**TASK DESCRIPTION**
Nothing after the line with "K_START = [-2, -2, 52, -2, -2, 10]" belongs in the copy; extract the lines below from the top through that line, pictures left out.
* begin SUPPLIED MATERIAL *
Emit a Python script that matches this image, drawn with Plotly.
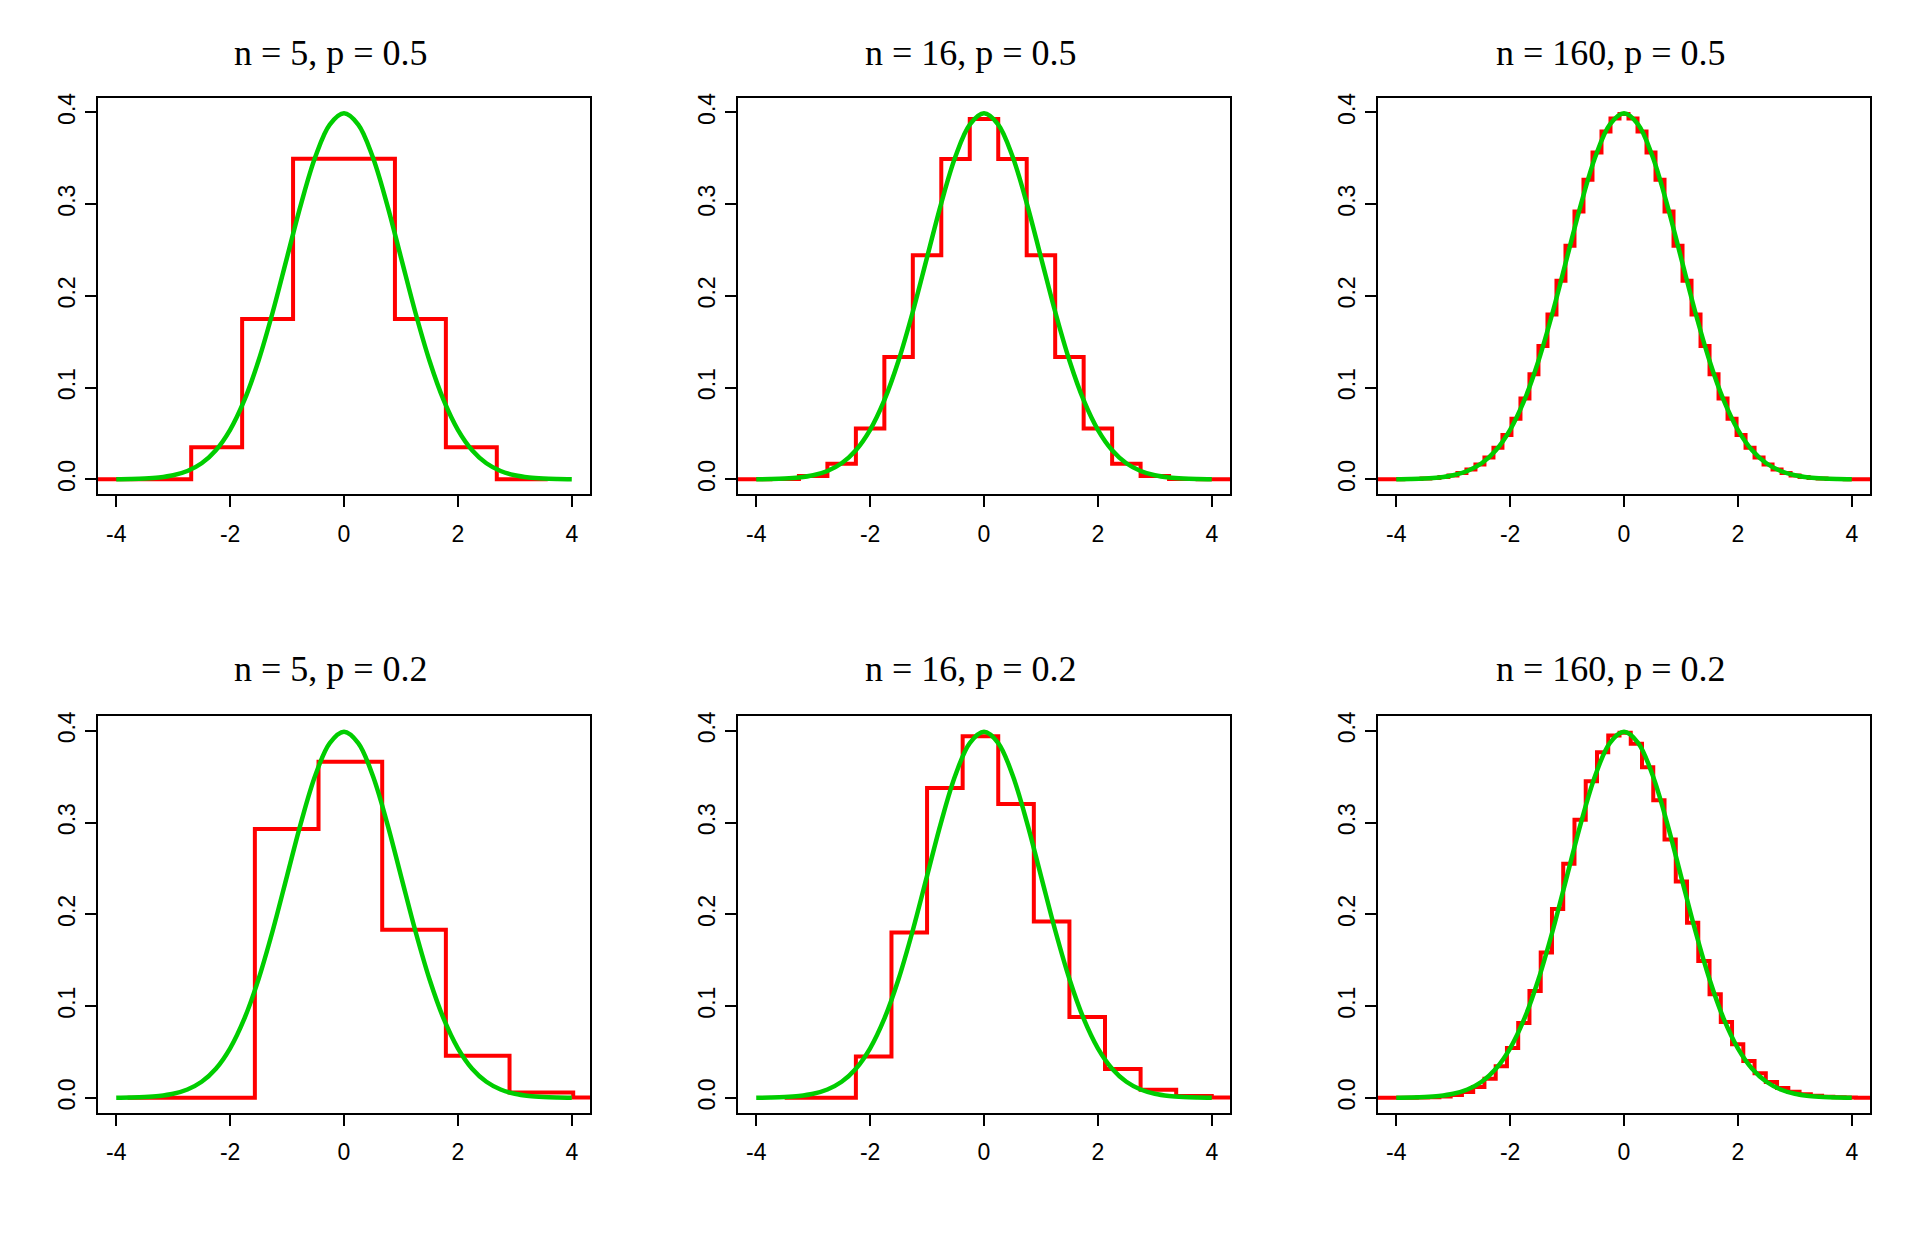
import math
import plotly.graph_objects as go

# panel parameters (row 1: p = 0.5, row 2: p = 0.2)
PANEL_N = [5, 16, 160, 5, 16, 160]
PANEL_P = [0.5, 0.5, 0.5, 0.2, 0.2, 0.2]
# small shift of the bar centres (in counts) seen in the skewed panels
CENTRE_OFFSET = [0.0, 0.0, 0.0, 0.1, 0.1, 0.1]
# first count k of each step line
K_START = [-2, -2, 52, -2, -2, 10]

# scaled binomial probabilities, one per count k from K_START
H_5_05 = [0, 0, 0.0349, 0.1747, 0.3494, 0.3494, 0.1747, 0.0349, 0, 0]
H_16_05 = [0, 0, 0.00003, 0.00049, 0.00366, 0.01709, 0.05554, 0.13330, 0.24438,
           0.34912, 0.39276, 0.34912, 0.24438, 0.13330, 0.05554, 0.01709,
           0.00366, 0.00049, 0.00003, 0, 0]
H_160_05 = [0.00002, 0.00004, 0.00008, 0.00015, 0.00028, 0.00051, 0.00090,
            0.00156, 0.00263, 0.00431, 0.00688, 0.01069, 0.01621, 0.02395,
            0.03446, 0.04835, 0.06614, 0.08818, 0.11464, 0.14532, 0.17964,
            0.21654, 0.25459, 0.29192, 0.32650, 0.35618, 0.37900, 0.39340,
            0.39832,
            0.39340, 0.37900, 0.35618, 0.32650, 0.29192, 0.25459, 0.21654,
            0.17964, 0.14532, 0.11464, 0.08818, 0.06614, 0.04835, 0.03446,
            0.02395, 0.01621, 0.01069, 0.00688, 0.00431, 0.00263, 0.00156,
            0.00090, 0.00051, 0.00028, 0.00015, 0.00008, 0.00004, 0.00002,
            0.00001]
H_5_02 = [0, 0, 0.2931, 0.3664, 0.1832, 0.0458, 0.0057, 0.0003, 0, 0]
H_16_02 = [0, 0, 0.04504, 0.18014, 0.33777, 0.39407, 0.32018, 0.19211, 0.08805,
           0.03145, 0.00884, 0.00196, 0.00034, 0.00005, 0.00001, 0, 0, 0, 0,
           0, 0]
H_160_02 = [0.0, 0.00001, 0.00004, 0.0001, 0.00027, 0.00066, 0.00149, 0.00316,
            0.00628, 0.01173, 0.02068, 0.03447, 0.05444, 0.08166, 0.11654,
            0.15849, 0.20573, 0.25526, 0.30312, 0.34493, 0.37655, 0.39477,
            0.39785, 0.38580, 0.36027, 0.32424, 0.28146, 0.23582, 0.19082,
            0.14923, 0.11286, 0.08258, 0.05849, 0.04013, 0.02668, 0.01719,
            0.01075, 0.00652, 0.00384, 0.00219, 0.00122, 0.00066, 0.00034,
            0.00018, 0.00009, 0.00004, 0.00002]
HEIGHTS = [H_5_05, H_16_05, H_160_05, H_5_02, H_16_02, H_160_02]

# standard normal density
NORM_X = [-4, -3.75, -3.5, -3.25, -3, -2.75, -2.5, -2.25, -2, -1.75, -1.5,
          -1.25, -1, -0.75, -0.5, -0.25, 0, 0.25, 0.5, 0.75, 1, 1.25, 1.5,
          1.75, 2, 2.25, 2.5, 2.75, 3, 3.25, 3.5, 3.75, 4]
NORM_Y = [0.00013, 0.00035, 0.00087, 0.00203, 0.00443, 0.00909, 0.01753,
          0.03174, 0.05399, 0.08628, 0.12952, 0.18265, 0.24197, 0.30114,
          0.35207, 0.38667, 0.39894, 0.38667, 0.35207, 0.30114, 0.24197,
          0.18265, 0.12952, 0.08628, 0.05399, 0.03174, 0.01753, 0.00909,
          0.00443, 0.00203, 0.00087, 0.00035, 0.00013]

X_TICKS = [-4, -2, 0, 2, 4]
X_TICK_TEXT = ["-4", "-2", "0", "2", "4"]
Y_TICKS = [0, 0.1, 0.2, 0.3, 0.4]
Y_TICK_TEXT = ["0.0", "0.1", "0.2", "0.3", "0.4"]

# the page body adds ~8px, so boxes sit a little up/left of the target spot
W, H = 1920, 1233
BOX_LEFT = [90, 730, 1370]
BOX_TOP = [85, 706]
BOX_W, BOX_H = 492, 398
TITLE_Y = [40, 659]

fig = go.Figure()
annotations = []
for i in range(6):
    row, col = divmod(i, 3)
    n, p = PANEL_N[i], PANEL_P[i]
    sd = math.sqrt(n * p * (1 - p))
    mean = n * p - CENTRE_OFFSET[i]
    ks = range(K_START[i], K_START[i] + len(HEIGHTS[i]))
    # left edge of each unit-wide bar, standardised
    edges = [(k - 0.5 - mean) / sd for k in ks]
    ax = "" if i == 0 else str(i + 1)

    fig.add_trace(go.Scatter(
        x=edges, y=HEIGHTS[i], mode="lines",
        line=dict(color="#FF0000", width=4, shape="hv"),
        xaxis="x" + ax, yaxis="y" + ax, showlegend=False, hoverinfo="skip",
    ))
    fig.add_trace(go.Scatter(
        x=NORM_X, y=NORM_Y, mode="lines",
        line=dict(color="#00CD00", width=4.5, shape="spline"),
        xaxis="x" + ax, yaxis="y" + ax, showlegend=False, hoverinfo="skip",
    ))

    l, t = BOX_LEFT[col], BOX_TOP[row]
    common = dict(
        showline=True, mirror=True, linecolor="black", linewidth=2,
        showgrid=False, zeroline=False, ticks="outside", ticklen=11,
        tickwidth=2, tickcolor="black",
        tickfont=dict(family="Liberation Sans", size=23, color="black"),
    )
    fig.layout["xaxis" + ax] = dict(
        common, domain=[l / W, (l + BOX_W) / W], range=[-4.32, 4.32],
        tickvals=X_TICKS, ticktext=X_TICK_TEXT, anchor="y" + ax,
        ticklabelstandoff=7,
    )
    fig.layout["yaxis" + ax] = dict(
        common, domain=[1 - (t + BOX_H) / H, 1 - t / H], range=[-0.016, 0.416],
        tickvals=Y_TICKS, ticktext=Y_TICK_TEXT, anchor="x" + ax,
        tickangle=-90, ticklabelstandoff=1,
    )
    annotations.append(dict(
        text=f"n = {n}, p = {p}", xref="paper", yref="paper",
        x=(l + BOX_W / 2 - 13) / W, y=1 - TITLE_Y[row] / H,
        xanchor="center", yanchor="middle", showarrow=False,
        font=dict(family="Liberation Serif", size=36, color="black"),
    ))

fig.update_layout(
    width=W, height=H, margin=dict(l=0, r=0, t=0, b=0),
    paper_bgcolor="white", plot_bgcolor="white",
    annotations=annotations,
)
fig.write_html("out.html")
* end SUPPLIED MATERIAL *
**THE COMPLETED TASK**
Emit a Python script that matches this image, drawn with Plotly.
import math
import plotly.graph_objects as go

# panel parameters (row 1: p = 0.5, row 2: p = 0.2)
PANEL_N = [5, 16, 160, 5, 16, 160]
PANEL_P = [0.5, 0.5, 0.5, 0.2, 0.2, 0.2]
# small shift of the bar centres (in counts) seen in the skewed panels
CENTRE_OFFSET = [0.0, 0.0, 0.0, 0.1, 0.1, 0.1]
# first count k of each step line
K_START = [-2, -2, 52, -2, -2, 10]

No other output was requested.